Start of Supplied material

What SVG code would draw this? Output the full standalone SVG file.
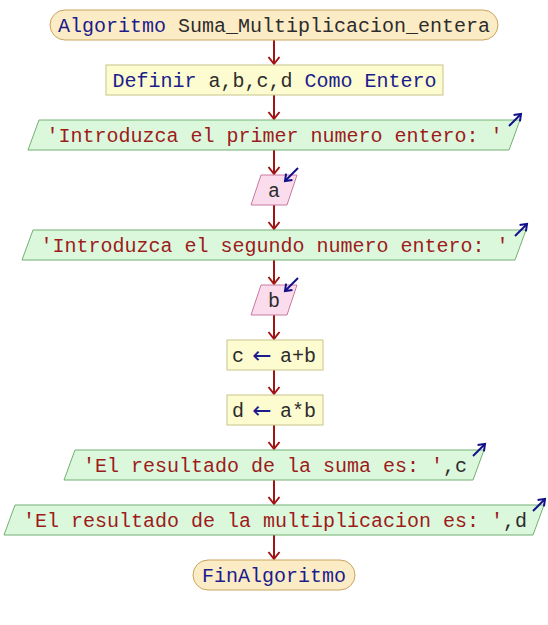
<svg xmlns="http://www.w3.org/2000/svg" width="548" height="625" viewBox="0 0 548 625">
<defs>
<marker id="ah" markerUnits="userSpaceOnUse" markerWidth="14" markerHeight="14" viewBox="-10 -7 12 14" refX="0" refY="0" orient="auto">
<path d="M-7,-5.5 L0,0 L-7,5.5" fill="none" stroke="#a01414" stroke-width="2"/>
</marker>
<marker id="io" markerUnits="userSpaceOnUse" markerWidth="12" markerHeight="12" viewBox="-9 -6 11 12" refX="0" refY="0" orient="auto">
<path d="M-6,-4.5 L0,0 L-6,4.5" fill="none" stroke="#10108a" stroke-width="2"/>
</marker>
<style>
.term{fill:#fcecc6;stroke:#c9a45e;stroke-width:1}
.proc{fill:#fdfcd0;stroke:#c8c48a;stroke-width:1}
.out{fill:#dcf8dc;stroke:#72b072;stroke-width:1}
.inp{fill:#fbdcec;stroke:#c87aa0;stroke-width:1}
text{font-family:"Liberation Mono","DejaVu Sans Mono",monospace;font-size:20px;text-anchor:middle;fill:#2c2c2c}
.kw{fill:#1c1c8c}
.st{text-anchor:start}
.arr{fill:#1c1c8c;font-family:"DejaVu Sans",sans-serif;font-size:23px}
.str{fill:#9c1c1c}
.conn line{stroke:#a01414;stroke-width:2;marker-end:url(#ah)}
.ioa{stroke:#10108a;stroke-width:2;marker-end:url(#io)}
</style>
</defs>

<g id="conn" class="conn">
<line x1="274" y1="40" x2="274" y2="64"/>
<line x1="274" y1="95" x2="274" y2="119"/>
<line x1="274" y1="150" x2="274" y2="174"/>
<line x1="274" y1="205" x2="274" y2="229"/>
<line x1="274" y1="260" x2="274" y2="284"/>
<line x1="274" y1="315" x2="274" y2="339"/>
<line x1="274" y1="370" x2="274" y2="394"/>
<line x1="274" y1="425" x2="274" y2="449"/>
<line x1="274" y1="480" x2="274" y2="504"/>
<line x1="274" y1="535" x2="274" y2="559"/>
</g>

<g id="start">
<rect class="term" x="50" y="10" width="448" height="30" rx="15" ry="15"/>
<text x="274" y="32"><tspan class="kw">Algoritmo</tspan> Suma_Multiplicacion_entera</text>
</g>

<g id="definir">
<rect class="proc" x="106" y="65" width="337" height="30"/>
<text x="274.5" y="87"><tspan class="kw">Definir</tspan> a,b,c,d <tspan class="kw">Como Entero</tspan></text>
</g>

<g id="out1">
<polygon class="out" points="39,120 520,120 509,150 28,150"/>
<text x="274.5" y="142" class="str">'Introduzca el primer numero entero: '</text>
<line class="ioa" x1="509" y1="126" x2="521" y2="114"/>
</g>

<g id="in_a">
<polygon class="inp" points="261,175 297,175 287,205 251,205"/>
<text x="274" y="197">a</text>
<line class="ioa" x1="298" y1="168" x2="285" y2="181"/>
</g>

<g id="out2">
<polygon class="out" points="33,230 526,230 515,260 22,260"/>
<text x="274.5" y="252" class="str">'Introduzca el segundo numero entero: '</text>
<line class="ioa" x1="515" y1="236" x2="527" y2="224"/>
</g>

<g id="in_b">
<polygon class="inp" points="261,285 297,285 287,315 251,315"/>
<text x="274" y="307">b</text>
<line class="ioa" x1="298" y1="278" x2="285" y2="291"/>
</g>

<g id="asig_c">
<rect class="proc" x="227" y="340" width="96" height="30"/>
<text class="st" x="232" y="362">c</text>
<text class="arr" x="262" y="363">←</text>
<text class="st" x="280" y="362">a+b</text>
</g>

<g id="asig_d">
<rect class="proc" x="227" y="395" width="96" height="30"/>
<text class="st" x="232" y="417">d</text>
<text class="arr" x="262" y="418">←</text>
<text class="st" x="280" y="417">a*b</text>
</g>

<g id="out3">
<polygon class="out" points="75,450 484,450 473,480 64,480"/>
<text x="275" y="472"><tspan class="str">'El resultado de la suma es: '</tspan>,c</text>
<line class="ioa" x1="473" y1="456" x2="485" y2="444"/>
</g>

<g id="out4">
<polygon class="out" points="15,505 544,505 533,535 4,535"/>
<text x="275" y="527"><tspan class="str">'El resultado de la multiplicacion es: '</tspan>,d</text>
<line class="ioa" x1="533" y1="511" x2="545" y2="499"/>
</g>

<g id="end">
<rect class="term" x="193" y="560" width="162" height="30" rx="15" ry="15"/>
<text x="274" y="582" class="kw">FinAlgoritmo</text>
</g>
</svg>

End of Supplied material

* **What you are asked to do**
Every line above should be repeated exactly; pictures stay out of the copy.

* **The completed task**
What SVG code would draw this? Output the full standalone SVG file.
<svg xmlns="http://www.w3.org/2000/svg" width="548" height="625" viewBox="0 0 548 625">
<defs>
<marker id="ah" markerUnits="userSpaceOnUse" markerWidth="14" markerHeight="14" viewBox="-10 -7 12 14" refX="0" refY="0" orient="auto">
<path d="M-7,-5.5 L0,0 L-7,5.5" fill="none" stroke="#a01414" stroke-width="2"/>
</marker>
<marker id="io" markerUnits="userSpaceOnUse" markerWidth="12" markerHeight="12" viewBox="-9 -6 11 12" refX="0" refY="0" orient="auto">
<path d="M-6,-4.5 L0,0 L-6,4.5" fill="none" stroke="#10108a" stroke-width="2"/>
</marker>
<style>
.term{fill:#fcecc6;stroke:#c9a45e;stroke-width:1}
.proc{fill:#fdfcd0;stroke:#c8c48a;stroke-width:1}
.out{fill:#dcf8dc;stroke:#72b072;stroke-width:1}
.inp{fill:#fbdcec;stroke:#c87aa0;stroke-width:1}
text{font-family:"Liberation Mono","DejaVu Sans Mono",monospace;font-size:20px;text-anchor:middle;fill:#2c2c2c}
.kw{fill:#1c1c8c}
.st{text-anchor:start}
.arr{fill:#1c1c8c;font-family:"DejaVu Sans",sans-serif;font-size:23px}
.str{fill:#9c1c1c}
.conn line{stroke:#a01414;stroke-width:2;marker-end:url(#ah)}
.ioa{stroke:#10108a;stroke-width:2;marker-end:url(#io)}
</style>
</defs>

<g id="conn" class="conn">
<line x1="274" y1="40" x2="274" y2="64"/>
<line x1="274" y1="95" x2="274" y2="119"/>
<line x1="274" y1="150" x2="274" y2="174"/>
<line x1="274" y1="205" x2="274" y2="229"/>
<line x1="274" y1="260" x2="274" y2="284"/>
<line x1="274" y1="315" x2="274" y2="339"/>
<line x1="274" y1="370" x2="274" y2="394"/>
<line x1="274" y1="425" x2="274" y2="449"/>
<line x1="274" y1="480" x2="274" y2="504"/>
<line x1="274" y1="535" x2="274" y2="559"/>
</g>

<g id="start">
<rect class="term" x="50" y="10" width="448" height="30" rx="15" ry="15"/>
<text x="274" y="32"><tspan class="kw">Algoritmo</tspan> Suma_Multiplicacion_entera</text>
</g>

<g id="definir">
<rect class="proc" x="106" y="65" width="337" height="30"/>
<text x="274.5" y="87"><tspan class="kw">Definir</tspan> a,b,c,d <tspan class="kw">Como Entero</tspan></text>
</g>

<g id="out1">
<polygon class="out" points="39,120 520,120 509,150 28,150"/>
<text x="274.5" y="142" class="str">'Introduzca el primer numero entero: '</text>
<line class="ioa" x1="509" y1="126" x2="521" y2="114"/>
</g>

<g id="in_a">
<polygon class="inp" points="261,175 297,175 287,205 251,205"/>
<text x="274" y="197">a</text>
<line class="ioa" x1="298" y1="168" x2="285" y2="181"/>
</g>

<g id="out2">
<polygon class="out" points="33,230 526,230 515,260 22,260"/>
<text x="274.5" y="252" class="str">'Introduzca el segundo numero entero: '</text>
<line class="ioa" x1="515" y1="236" x2="527" y2="224"/>
</g>

<g id="in_b">
<polygon class="inp" points="261,285 297,285 287,315 251,315"/>
<text x="274" y="307">b</text>
<line class="ioa" x1="298" y1="278" x2="285" y2="291"/>
</g>

<g id="asig_c">
<rect class="proc" x="227" y="340" width="96" height="30"/>
<text class="st" x="232" y="362">c</text>
<text class="arr" x="262" y="363">←</text>
<text class="st" x="280" y="362">a+b</text>
</g>

<g id="asig_d">
<rect class="proc" x="227" y="395" width="96" height="30"/>
<text class="st" x="232" y="417">d</text>
<text class="arr" x="262" y="418">←</text>
<text class="st" x="280" y="417">a*b</text>
</g>

<g id="out3">
<polygon class="out" points="75,450 484,450 473,480 64,480"/>
<text x="275" y="472"><tspan class="str">'El resultado de la suma es: '</tspan>,c</text>
<line class="ioa" x1="473" y1="456" x2="485" y2="444"/>
</g>

<g id="out4">
<polygon class="out" points="15,505 544,505 533,535 4,535"/>
<text x="275" y="527"><tspan class="str">'El resultado de la multiplicacion es: '</tspan>,d</text>
<line class="ioa" x1="533" y1="511" x2="545" y2="499"/>
</g>

<g id="end">
<rect class="term" x="193" y="560" width="162" height="30" rx="15" ry="15"/>
<text x="274" y="582" class="kw">FinAlgoritmo</text>
</g>
</svg>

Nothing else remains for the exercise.